Assuming persistence: A strategy with high historical Sharpe ratio is not guaranteed to maintain it. Markets change; what worked historically might not work forward.
Using too-short periods: Sharpe ratios calculated over 6 months or 1 year are noise. Use 5+ years for meaningful analysis.
Ignoring correlations: Two assets with identical Sharpe ratios but different correlations contribute differently to portfolio Sharpe ratio. Consider correlation when building portfolios.
Forgetting leverage risk: Leverage can improve Sharpe ratio mechanically, but increases true risk dramatically. Account for leverage risk separately.
Practical Use Cases
Evaluating new assets: Before adding a new altcoin, calculate its Sharpe ratio. If it's below your existing portfolio's Sharpe ratio, adding it will drag your portfolio down. Only add assets with Sharpe ratios competitive with existing holdings.
Rebalancing decisions: If historical Sharpe ratios have shifted—an asset that had good risk-adjusted returns now has poor ones—rebalancing might be warranted to trim that position.
Performance evaluation: Track your portfolio's Sharpe ratio over time. Improving Sharpe ratio indicates you're making smarter allocation decisions. Declining Sharpe ratio suggests your asset selection or weights need adjustment.
Strategy comparison: If you're considering different rebalancing frequencies or dollar-cost averaging schedules, compare the Sharpe ratios of resulting portfolios to choose the best approach.
Bringing It Together
The Sharpe ratio is not a silver bullet—no single metric is. But it's invaluable for stepping back from the minutiae of daily price movements and asking the strategic question: "Am I earning good returns for the risks I'm taking?"
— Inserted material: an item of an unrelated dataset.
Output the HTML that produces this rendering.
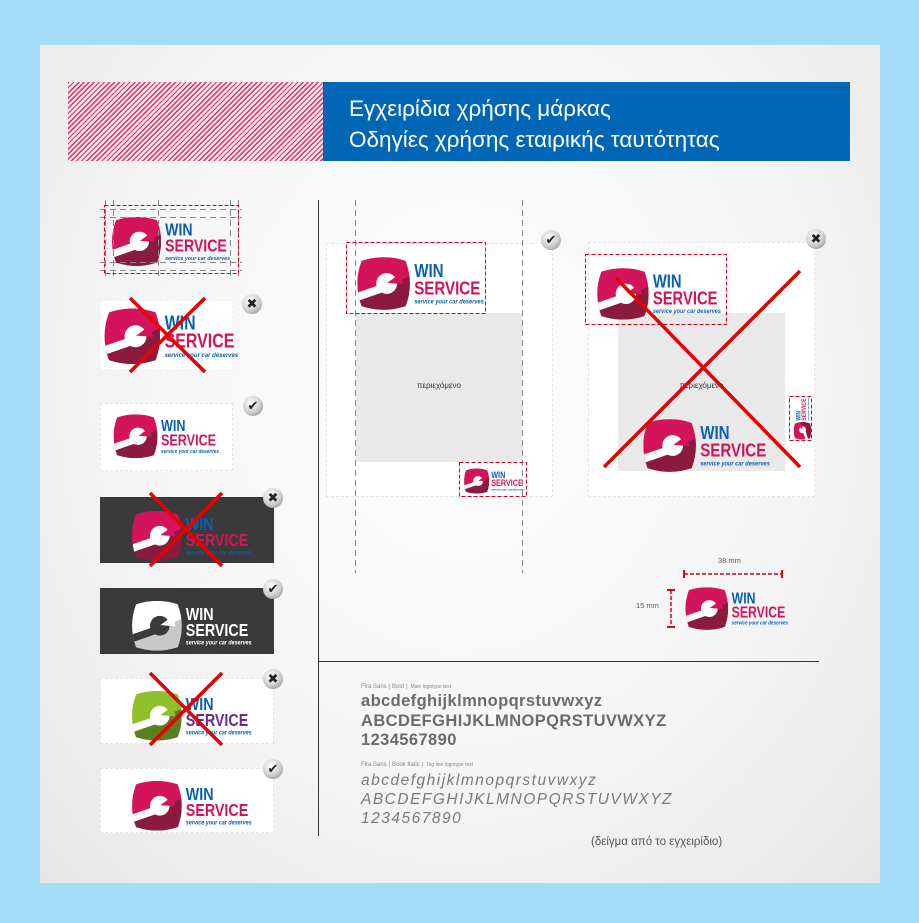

In crypto, where volatility is extreme, understanding risk-adjusted returns separates disciplined investors from those chasing performance. An altcoin that surged 300% last year but exhibits -0.5 Sharpe ratio is not a success story; it's a warning sign that future returns might not justify its risk.
Similarly, Bitcoin or Ethereum with modest 30–40% returns but strong 0.6–0.8 Sharpe ratios are often better opportunities than flashy altcoins with poor risk-adjusted returns.
Use Sharpe ratio as a key input to your allocation decisions. Maximize your portfolio's Sharpe ratio subject to your volatility tolerance. Monitor it over time. Adjust when ratios deteriorate. This disciplined approach to risk-adjusted returns is how professional investors construct portfolios—and it works just as well for individual crypto investors.